If we confess, as we must, that much of the evils which we deplore in the prisoner, is the result of adverse circumstances, then we must also admit that he may owe a future reform or repentance to some favorable circumstance, to that circumstance which the thoughtless and the infidel deem the providence of man’s fate, but which reason and religion declare to be the instrument of God’s care of his creatures. It is the duty of the philanthropist to provide for such a contingency, to have in the mind of the offender an appreciation of wrong and right, so that when unexpectedly the circumstance occurs, there may be a knowledge of its capabilities and a readiness to improve it.

In preparing this Report, reference was had to the fact, that some of the great objects of the Society have already been discussed in every light, and with masterly effect. Essays given in the publications of the Society, from men of distinguished talent, have been productive of great good in strengthening the confidence of active members, and in removing prejudices from the minds of those who lacked experience to correct false impressions.

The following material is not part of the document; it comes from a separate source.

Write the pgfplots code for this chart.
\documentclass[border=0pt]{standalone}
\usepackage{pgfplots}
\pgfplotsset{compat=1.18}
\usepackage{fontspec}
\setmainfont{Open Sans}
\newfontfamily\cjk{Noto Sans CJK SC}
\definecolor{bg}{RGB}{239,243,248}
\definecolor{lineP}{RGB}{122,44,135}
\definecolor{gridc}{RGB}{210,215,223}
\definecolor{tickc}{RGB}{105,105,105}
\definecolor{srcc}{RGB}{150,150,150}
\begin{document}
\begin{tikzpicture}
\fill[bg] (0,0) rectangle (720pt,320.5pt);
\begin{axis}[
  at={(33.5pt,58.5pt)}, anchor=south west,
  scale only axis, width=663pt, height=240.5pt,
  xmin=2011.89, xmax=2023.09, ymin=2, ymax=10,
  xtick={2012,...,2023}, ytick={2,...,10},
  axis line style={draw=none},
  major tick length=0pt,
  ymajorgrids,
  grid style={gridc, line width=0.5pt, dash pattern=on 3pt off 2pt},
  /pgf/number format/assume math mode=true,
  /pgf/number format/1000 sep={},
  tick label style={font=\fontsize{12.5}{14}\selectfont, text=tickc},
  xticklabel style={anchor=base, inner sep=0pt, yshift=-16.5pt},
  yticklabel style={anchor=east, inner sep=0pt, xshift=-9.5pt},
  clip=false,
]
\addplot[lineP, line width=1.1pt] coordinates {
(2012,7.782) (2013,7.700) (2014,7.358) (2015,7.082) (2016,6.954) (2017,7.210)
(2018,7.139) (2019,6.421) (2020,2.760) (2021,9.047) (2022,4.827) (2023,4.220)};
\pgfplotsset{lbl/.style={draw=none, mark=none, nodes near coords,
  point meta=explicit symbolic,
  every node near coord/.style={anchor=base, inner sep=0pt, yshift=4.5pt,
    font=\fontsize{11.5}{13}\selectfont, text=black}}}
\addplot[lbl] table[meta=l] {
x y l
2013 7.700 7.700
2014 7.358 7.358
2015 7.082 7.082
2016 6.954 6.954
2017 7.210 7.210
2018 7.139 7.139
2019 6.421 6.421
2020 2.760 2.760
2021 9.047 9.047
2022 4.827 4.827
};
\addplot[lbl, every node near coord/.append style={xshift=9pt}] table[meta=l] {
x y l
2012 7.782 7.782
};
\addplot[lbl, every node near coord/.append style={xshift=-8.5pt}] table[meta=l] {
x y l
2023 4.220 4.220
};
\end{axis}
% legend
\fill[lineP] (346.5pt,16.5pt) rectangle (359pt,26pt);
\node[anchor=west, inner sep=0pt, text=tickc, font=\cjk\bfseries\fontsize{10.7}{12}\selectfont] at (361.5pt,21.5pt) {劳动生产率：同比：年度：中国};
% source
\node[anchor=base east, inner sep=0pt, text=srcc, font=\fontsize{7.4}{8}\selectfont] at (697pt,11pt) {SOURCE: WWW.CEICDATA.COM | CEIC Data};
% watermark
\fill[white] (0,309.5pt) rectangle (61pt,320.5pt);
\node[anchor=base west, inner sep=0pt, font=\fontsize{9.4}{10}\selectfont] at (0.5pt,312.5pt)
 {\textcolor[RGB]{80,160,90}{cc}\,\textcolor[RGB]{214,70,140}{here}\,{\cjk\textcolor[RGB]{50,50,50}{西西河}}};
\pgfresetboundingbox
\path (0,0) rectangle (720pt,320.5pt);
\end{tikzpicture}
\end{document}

The great system of separate confinement has been presented to the public in a most convincing paper, by an able writer of this city, so that, for the present, it seems only necessary, in our Annual Report, to make a short reference to the system, and then to allow a statement of the proceedings of the Society to illustrate its effect.

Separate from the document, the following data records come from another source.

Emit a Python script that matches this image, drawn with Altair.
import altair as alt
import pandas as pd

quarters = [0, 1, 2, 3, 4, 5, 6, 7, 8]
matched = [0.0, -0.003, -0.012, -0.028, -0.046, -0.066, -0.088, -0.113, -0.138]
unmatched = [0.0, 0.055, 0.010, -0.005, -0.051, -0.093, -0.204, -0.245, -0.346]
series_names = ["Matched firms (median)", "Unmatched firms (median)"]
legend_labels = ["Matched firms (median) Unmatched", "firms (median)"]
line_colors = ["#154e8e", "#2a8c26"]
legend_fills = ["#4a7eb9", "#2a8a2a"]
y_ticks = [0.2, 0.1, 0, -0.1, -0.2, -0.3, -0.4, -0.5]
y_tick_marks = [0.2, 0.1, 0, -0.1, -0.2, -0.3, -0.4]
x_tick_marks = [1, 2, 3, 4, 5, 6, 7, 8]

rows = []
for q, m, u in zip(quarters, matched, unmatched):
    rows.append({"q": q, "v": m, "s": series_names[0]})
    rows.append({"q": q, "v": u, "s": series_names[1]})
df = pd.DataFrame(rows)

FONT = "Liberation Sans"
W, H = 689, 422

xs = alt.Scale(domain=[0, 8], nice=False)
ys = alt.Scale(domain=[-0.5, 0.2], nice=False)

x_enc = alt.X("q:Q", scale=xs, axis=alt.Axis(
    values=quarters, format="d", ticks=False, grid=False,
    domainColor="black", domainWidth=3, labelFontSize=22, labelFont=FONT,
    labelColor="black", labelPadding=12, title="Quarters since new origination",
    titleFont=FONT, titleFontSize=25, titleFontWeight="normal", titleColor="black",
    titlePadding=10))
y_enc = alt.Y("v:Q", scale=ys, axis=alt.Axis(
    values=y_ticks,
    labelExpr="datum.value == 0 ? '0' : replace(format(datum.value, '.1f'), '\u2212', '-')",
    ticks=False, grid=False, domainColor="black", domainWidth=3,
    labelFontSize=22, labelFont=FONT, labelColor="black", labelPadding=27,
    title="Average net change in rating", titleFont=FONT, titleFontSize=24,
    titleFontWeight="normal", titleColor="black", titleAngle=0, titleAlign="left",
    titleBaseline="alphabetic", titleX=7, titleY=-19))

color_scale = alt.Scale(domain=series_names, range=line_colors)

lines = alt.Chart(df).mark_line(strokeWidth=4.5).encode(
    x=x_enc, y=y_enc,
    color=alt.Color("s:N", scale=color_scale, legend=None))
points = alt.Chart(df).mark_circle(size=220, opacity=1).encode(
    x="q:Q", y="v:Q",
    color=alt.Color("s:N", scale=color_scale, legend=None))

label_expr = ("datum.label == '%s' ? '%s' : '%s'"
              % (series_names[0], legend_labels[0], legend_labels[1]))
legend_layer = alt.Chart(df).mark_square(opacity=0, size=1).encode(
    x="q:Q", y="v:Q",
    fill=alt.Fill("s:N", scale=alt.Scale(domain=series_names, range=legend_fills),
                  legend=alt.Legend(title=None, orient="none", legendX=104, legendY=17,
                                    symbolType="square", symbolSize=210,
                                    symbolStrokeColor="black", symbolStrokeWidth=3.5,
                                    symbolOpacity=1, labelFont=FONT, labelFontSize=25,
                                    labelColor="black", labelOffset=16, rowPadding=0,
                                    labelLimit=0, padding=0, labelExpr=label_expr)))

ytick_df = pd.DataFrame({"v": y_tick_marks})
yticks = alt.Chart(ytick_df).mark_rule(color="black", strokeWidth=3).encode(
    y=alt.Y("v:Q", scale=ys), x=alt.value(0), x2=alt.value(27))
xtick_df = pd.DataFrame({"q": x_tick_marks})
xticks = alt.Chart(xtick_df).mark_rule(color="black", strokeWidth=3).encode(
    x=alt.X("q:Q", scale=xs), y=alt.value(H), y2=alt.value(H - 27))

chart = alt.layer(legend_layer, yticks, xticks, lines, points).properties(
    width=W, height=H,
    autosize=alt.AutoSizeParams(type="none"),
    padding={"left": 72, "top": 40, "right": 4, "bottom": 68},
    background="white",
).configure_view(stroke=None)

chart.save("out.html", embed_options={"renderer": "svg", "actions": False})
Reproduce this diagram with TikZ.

It is the object, then, in the present Report, rather to make known the details of proceedings, than to announce the abstract views upon which action is founded; to give up this Annual Report to a presentation of the mode of procedure; to a detail of the daily duties of the active members and agents; to a consideration of some of the antagonistic circumstances that hinder our progress, and to the means upon which reliance must be placed in efforts to alleviate the miseries of prisons.

In attempting to present the report under various heads, it was found difficult to avoid a repetition of argument and explanation, or rather, having made the repetition, it was found difficult to correct the text without impairing the fulness of that part of the subject. Indeed, when it is considered that with the exception of enlightening the public mind, to procure co-operation, and soliciting legislative enactments to enable the Society to act more beneficially upon prisons, and through them on the prisoner, the great work of alleviating the miseries of public prisons, is to be upon the minds of individuals, we shall comprehend how all the divisions of the actions of the Society centre upon the single prisoner. Not for sympathy alone, but for amendment, must we “take a single captive,” and so, in reporting upon the action of the Agent; upon the doings of the various Committees; in setting forth the success, or want of success, at the Penitentiary or the County Prison; in referring to the movements on behalf of males or females; in the plans for future action, as on the records of the past, it is the incarcerated individual, it is the single mind whose experience we are to record, or whose susceptibilities we are to note. Hence it has seemed almost natural, at least it is hoped that it will be regarded as excusable, that what is the great means of all our hopes of alleviating the miseries of prisons, viz., separate confinement, and consequently individual dealing, should pervade every division of the report of our proceedings.